What is being asked: Only the lines from the one containing "Recreate this image" through the one containing "(ch3) at (916,663)" should be duplicated, exactly as they appear. Pictures are to be left out.

>> START Material for this task

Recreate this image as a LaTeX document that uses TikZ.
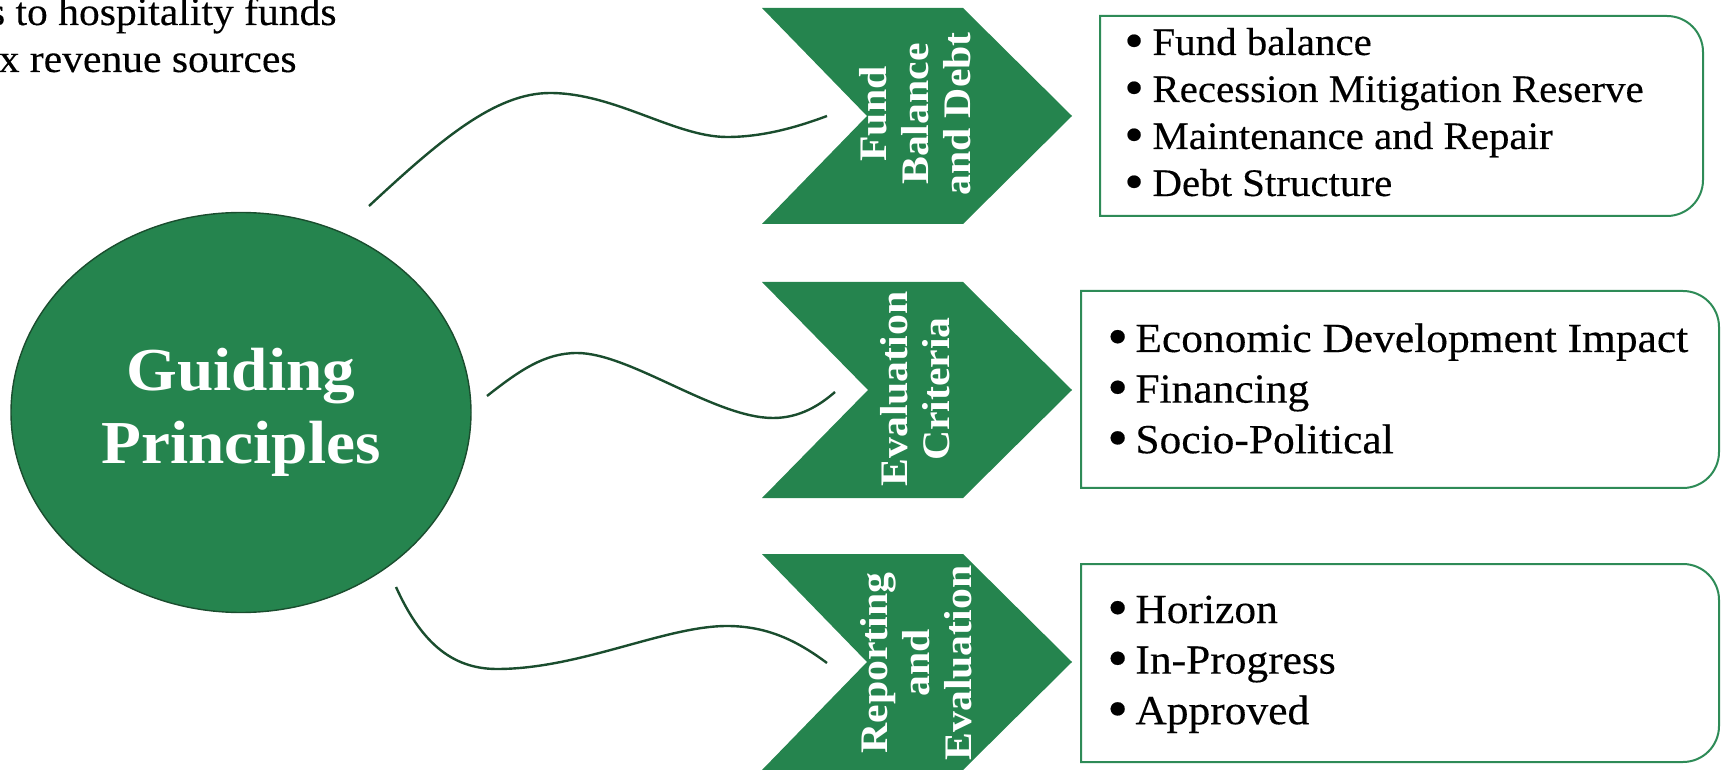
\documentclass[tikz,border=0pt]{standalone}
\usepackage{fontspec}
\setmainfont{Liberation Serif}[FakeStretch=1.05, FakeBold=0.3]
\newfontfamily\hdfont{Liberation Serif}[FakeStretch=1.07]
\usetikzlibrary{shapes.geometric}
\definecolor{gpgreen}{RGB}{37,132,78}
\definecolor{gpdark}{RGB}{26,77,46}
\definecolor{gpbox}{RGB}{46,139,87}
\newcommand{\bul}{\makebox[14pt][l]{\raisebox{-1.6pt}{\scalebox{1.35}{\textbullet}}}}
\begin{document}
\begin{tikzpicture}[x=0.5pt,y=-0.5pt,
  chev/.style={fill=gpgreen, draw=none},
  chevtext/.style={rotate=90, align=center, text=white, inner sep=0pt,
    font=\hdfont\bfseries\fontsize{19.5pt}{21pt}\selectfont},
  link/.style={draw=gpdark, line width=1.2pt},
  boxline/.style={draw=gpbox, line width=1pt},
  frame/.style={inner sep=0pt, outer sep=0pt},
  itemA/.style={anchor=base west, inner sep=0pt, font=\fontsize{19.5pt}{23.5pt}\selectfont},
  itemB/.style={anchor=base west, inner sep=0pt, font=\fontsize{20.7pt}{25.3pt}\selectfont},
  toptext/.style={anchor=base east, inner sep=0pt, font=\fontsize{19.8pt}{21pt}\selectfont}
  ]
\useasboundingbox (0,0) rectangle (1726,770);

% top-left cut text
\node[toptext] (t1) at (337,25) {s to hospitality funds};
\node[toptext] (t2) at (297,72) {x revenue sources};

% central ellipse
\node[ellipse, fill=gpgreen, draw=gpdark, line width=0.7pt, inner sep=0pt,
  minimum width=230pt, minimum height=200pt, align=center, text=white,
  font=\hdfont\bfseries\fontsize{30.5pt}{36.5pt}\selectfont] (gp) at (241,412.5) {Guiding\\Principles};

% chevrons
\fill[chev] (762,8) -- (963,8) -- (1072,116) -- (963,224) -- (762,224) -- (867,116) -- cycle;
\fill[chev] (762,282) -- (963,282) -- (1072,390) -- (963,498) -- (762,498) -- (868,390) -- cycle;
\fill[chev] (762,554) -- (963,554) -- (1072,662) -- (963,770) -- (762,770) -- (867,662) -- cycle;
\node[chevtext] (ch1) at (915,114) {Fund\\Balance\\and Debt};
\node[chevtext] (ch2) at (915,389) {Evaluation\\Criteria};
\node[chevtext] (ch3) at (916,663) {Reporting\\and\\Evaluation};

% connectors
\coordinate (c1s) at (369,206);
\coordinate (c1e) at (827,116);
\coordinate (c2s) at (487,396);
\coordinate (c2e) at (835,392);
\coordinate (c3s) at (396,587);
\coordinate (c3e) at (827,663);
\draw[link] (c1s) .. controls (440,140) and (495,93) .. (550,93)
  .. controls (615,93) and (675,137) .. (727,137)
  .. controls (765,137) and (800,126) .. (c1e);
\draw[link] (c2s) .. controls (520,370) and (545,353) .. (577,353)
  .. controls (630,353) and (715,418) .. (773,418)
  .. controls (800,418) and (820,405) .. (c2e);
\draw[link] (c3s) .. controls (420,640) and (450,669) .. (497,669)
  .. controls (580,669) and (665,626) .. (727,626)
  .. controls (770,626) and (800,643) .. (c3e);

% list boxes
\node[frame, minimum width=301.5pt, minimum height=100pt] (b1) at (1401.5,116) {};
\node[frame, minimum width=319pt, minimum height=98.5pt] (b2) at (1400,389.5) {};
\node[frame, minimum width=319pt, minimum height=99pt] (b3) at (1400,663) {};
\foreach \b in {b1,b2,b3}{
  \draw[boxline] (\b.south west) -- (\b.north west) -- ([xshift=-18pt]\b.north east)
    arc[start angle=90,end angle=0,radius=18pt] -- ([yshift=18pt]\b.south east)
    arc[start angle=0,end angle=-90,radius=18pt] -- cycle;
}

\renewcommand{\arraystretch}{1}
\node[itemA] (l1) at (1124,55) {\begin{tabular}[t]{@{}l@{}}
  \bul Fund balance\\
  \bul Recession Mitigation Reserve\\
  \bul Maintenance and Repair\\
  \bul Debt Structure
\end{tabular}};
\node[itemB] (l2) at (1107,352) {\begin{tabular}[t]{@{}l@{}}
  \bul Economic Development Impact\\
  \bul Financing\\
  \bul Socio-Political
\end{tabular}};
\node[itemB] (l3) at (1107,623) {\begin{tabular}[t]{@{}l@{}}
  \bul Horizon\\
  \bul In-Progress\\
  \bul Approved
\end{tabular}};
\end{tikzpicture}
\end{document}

>> END Material for this task
>> START Material for this task

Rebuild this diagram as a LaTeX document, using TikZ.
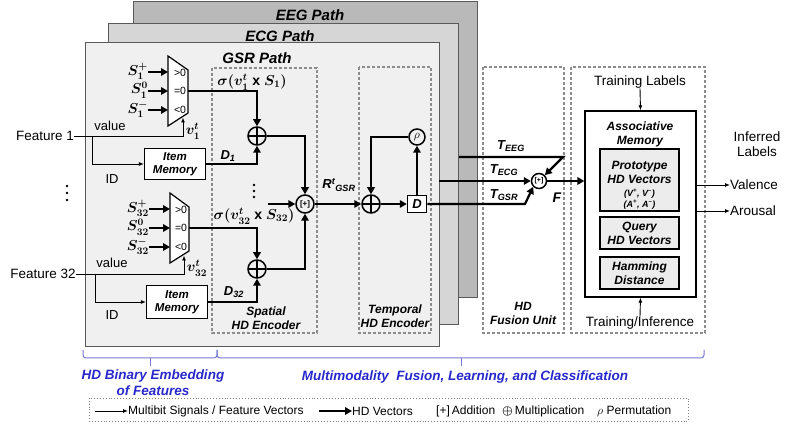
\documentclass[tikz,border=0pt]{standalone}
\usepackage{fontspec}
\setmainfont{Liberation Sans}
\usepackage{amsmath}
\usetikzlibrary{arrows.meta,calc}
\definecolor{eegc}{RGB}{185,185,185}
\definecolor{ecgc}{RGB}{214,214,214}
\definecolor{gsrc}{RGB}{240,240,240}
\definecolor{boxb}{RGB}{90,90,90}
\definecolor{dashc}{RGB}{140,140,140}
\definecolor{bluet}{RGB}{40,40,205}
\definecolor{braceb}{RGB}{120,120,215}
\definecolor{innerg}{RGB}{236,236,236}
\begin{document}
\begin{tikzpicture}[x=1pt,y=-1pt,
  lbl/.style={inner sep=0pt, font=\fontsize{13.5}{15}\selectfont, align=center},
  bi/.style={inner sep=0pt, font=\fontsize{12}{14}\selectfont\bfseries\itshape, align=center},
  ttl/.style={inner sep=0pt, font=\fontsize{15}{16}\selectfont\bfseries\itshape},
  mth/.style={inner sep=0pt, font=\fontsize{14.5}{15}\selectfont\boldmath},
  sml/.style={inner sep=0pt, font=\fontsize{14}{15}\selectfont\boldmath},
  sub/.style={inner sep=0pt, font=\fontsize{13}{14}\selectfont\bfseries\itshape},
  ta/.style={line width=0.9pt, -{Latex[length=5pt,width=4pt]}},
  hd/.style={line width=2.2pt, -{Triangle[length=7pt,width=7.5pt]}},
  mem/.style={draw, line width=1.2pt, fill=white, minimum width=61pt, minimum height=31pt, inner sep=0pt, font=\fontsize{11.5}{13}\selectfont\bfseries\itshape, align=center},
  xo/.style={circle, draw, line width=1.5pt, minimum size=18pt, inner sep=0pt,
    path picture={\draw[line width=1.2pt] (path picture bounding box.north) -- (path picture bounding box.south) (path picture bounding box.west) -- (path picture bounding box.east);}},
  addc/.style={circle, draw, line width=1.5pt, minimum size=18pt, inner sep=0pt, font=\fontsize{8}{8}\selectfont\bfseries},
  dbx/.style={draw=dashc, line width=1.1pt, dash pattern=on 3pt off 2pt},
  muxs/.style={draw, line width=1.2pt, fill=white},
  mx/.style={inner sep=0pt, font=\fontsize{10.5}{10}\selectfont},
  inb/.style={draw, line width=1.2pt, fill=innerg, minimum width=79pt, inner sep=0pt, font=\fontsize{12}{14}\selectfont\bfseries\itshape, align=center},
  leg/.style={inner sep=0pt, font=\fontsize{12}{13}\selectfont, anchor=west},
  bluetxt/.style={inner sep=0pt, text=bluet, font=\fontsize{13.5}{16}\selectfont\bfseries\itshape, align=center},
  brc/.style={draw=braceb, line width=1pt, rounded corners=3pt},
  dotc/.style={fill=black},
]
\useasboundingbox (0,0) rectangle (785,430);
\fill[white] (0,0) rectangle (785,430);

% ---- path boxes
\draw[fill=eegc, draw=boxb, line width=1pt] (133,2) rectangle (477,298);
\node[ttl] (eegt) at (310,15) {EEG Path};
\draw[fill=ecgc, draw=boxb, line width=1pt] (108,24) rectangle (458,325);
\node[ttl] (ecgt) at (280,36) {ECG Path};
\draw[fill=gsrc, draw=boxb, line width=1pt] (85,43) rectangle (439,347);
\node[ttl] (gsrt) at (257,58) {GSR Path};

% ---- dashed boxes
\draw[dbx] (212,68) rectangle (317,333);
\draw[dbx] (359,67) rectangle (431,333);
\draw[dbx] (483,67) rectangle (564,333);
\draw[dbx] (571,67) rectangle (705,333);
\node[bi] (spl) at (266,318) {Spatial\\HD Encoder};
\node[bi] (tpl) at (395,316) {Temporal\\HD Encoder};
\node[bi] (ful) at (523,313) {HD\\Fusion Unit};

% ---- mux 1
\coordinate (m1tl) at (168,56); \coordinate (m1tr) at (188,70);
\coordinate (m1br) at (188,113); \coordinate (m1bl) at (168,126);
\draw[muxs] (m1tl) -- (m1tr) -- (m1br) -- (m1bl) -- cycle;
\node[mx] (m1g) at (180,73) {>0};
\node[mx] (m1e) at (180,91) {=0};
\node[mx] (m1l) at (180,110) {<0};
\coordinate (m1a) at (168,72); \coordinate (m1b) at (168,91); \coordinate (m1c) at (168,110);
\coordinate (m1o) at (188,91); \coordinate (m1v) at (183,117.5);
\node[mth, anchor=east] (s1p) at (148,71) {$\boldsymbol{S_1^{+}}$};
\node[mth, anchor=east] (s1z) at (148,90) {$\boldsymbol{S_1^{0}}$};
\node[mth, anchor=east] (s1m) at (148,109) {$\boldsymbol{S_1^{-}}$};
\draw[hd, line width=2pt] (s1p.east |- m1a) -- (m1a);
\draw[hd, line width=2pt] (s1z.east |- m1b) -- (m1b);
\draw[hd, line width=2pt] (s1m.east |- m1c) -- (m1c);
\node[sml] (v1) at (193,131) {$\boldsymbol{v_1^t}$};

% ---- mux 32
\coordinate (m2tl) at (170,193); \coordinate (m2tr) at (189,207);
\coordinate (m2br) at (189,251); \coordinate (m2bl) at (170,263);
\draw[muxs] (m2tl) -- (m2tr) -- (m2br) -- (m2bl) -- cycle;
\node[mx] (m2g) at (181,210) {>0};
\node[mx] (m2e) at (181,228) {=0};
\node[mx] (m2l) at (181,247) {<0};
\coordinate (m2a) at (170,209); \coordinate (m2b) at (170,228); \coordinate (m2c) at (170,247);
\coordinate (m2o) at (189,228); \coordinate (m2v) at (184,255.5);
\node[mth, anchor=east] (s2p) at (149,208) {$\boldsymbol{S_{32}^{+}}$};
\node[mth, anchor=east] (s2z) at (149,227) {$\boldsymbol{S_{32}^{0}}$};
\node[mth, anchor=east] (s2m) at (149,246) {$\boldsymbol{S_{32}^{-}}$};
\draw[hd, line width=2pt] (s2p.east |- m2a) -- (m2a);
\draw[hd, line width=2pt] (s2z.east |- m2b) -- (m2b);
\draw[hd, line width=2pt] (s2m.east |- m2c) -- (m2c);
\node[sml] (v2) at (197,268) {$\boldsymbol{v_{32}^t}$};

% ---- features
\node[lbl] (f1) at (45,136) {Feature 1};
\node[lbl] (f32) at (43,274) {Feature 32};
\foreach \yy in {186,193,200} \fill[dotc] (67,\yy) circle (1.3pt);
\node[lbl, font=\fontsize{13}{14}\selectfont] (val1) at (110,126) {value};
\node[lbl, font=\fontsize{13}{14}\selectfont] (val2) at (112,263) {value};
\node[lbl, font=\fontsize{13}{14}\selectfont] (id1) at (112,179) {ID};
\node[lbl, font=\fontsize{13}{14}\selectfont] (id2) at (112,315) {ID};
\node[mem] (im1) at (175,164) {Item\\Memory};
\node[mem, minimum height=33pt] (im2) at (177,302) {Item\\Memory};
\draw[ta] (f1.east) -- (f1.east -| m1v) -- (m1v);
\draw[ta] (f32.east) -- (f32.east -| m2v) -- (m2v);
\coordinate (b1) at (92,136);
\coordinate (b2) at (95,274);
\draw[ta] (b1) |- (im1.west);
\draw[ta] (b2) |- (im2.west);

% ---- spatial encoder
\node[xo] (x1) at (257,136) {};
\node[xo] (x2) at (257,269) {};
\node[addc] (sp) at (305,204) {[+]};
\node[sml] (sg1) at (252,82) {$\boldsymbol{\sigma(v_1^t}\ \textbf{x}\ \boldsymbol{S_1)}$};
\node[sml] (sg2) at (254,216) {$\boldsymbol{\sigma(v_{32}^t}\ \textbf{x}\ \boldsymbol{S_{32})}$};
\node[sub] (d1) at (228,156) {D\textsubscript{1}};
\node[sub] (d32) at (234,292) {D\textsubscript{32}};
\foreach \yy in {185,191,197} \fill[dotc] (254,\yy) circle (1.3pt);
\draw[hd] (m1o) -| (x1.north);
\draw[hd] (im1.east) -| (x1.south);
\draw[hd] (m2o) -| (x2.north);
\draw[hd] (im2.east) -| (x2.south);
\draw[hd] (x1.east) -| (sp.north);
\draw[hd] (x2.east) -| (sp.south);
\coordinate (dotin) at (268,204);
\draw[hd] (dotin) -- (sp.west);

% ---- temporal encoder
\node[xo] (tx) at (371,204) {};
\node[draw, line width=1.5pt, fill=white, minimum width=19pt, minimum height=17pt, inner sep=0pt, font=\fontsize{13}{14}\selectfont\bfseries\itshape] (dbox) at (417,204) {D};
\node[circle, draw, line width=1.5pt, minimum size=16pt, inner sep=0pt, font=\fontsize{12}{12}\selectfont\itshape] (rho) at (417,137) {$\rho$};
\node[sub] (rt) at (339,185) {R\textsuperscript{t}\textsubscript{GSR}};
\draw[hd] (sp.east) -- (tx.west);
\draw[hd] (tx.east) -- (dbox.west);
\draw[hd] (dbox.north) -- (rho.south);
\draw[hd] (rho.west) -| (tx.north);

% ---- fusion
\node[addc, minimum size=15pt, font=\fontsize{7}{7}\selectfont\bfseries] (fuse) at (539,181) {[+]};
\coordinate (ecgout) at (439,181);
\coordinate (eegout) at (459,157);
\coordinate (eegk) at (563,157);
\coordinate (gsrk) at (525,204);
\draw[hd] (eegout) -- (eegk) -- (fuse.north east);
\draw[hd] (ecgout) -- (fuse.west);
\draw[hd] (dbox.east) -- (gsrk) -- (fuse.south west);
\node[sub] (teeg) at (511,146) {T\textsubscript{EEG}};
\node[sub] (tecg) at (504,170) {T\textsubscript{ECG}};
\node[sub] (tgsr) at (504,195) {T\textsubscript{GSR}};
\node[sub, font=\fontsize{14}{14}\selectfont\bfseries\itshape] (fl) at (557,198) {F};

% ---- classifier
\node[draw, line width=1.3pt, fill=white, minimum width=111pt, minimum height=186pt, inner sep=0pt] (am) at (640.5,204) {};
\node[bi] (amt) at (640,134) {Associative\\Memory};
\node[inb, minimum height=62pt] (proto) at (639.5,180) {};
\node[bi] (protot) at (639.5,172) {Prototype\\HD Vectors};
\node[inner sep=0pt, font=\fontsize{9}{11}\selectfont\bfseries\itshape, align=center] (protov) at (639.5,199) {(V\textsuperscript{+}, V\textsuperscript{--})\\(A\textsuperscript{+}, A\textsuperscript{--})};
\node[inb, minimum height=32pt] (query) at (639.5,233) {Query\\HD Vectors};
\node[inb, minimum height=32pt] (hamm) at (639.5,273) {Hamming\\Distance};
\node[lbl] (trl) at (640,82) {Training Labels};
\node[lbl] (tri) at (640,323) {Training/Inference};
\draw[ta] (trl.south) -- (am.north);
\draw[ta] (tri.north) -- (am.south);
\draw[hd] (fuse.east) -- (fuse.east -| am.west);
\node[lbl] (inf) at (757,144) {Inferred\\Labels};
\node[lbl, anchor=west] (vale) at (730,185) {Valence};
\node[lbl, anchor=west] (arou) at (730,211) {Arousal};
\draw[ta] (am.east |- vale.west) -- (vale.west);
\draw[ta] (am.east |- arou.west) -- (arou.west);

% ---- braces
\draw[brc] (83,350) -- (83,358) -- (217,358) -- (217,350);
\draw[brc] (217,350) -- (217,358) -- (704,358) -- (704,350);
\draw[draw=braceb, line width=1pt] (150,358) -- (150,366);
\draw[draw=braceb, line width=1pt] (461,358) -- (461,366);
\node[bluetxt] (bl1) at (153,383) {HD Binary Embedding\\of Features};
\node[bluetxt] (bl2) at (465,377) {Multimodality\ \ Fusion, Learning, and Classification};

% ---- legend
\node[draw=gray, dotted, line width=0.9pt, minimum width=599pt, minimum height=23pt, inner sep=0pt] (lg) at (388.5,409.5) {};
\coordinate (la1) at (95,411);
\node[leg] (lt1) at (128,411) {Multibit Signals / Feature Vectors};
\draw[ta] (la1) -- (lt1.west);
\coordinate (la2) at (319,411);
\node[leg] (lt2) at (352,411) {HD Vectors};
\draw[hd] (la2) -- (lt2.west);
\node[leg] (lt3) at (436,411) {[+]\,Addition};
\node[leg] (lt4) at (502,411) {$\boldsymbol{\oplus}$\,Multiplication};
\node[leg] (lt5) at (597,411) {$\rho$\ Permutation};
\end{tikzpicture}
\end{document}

>> END Material for this task

The reply:
Recreate this image as a LaTeX document that uses TikZ.
\documentclass[tikz,border=0pt]{standalone}
\usepackage{fontspec}
\setmainfont{Liberation Serif}[FakeStretch=1.05, FakeBold=0.3]
\newfontfamily\hdfont{Liberation Serif}[FakeStretch=1.07]
\usetikzlibrary{shapes.geometric}
\definecolor{gpgreen}{RGB}{37,132,78}
\definecolor{gpdark}{RGB}{26,77,46}
\definecolor{gpbox}{RGB}{46,139,87}
\newcommand{\bul}{\makebox[14pt][l]{\raisebox{-1.6pt}{\scalebox{1.35}{\textbullet}}}}
\begin{document}
\begin{tikzpicture}[x=0.5pt,y=-0.5pt,
  chev/.style={fill=gpgreen, draw=none},
  chevtext/.style={rotate=90, align=center, text=white, inner sep=0pt,
    font=\hdfont\bfseries\fontsize{19.5pt}{21pt}\selectfont},
  link/.style={draw=gpdark, line width=1.2pt},
  boxline/.style={draw=gpbox, line width=1pt},
  frame/.style={inner sep=0pt, outer sep=0pt},
  itemA/.style={anchor=base west, inner sep=0pt, font=\fontsize{19.5pt}{23.5pt}\selectfont},
  itemB/.style={anchor=base west, inner sep=0pt, font=\fontsize{20.7pt}{25.3pt}\selectfont},
  toptext/.style={anchor=base east, inner sep=0pt, font=\fontsize{19.8pt}{21pt}\selectfont}
  ]
\useasboundingbox (0,0) rectangle (1726,770);

% top-left cut text
\node[toptext] (t1) at (337,25) {s to hospitality funds};
\node[toptext] (t2) at (297,72) {x revenue sources};

% central ellipse
\node[ellipse, fill=gpgreen, draw=gpdark, line width=0.7pt, inner sep=0pt,
  minimum width=230pt, minimum height=200pt, align=center, text=white,
  font=\hdfont\bfseries\fontsize{30.5pt}{36.5pt}\selectfont] (gp) at (241,412.5) {Guiding\\Principles};

% chevrons
\fill[chev] (762,8) -- (963,8) -- (1072,116) -- (963,224) -- (762,224) -- (867,116) -- cycle;
\fill[chev] (762,282) -- (963,282) -- (1072,390) -- (963,498) -- (762,498) -- (868,390) -- cycle;
\fill[chev] (762,554) -- (963,554) -- (1072,662) -- (963,770) -- (762,770) -- (867,662) -- cycle;
\node[chevtext] (ch1) at (915,114) {Fund\\Balance\\and Debt};
\node[chevtext] (ch2) at (915,389) {Evaluation\\Criteria};
\node[chevtext] (ch3) at (916,663) {Reporting\\and\\Evaluation};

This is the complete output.